5. Quota Testing using Historical Markers
Once we have analyzed the current quota set, we move onto evaluating the bias of the quota set using historical markers. It tells us if the goal set is fair and pays for the right metric. We do quota setting for a historical period using the same methodology as the current one and evaluate the results using the sales in the market at that point in time, i.e. use historical territory achievement as the guide.
6. Achievement vs Baseline Product Volume
A perfect quota is one in which Territory Achievement has no relation to Territory Size. Essentially, regardless of the size of the area, it should have an equal potential to profit. Thus, the 1st marker to assess quota fairness is often the Baseline Product Volume. We must assess and ensure that the quotas set for the field force are reasonable and feasible. A harsh quota system not only discourages field employees, but it can also lead to significant attrition.
7. Achievement vs Volume Growth (Absolute & Percent)

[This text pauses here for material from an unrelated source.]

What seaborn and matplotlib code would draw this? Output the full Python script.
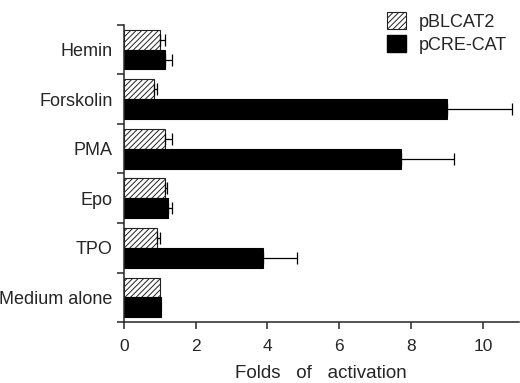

A couple of other historical markers that can be used to indicate unreasonable or skewed quotas are absolute volume growth & percent volume growth when plotted against the territory achievement. The 1st indicates fairness, whereas the other tells whether we are paying the field force on the right metric. Either of these numbers should prompt you to look at the bigger picture, review, and take remedial action to improve your current quota system. When employing the statistic, the essential principle is that Percent Volume Growth should have had a strong and positive link with territorial efficiency; that is, the higher the territory’s growth, the better the performance of the field force.

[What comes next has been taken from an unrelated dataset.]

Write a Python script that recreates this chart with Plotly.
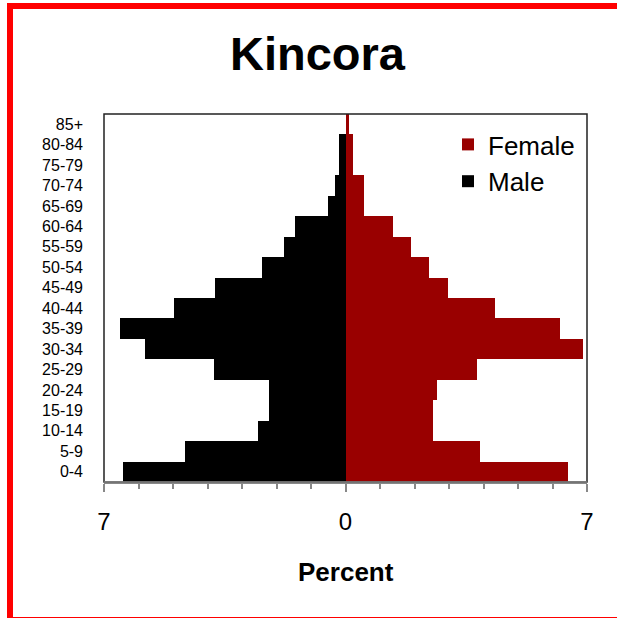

To summarise, Baseline Product Volume, Absolute Volume Growth, and Percentage Volume Growth are three measures to consider when assessing quotas. The quota should not be skewed by area size based on baseline product volume. Percent Volume Growth tells us if we are paying our field force on the right metric, i.e., performance. Absolute volume increase may not give us an exact answer but it is a useful indicator of whether or not we’re on track to meet our objectives.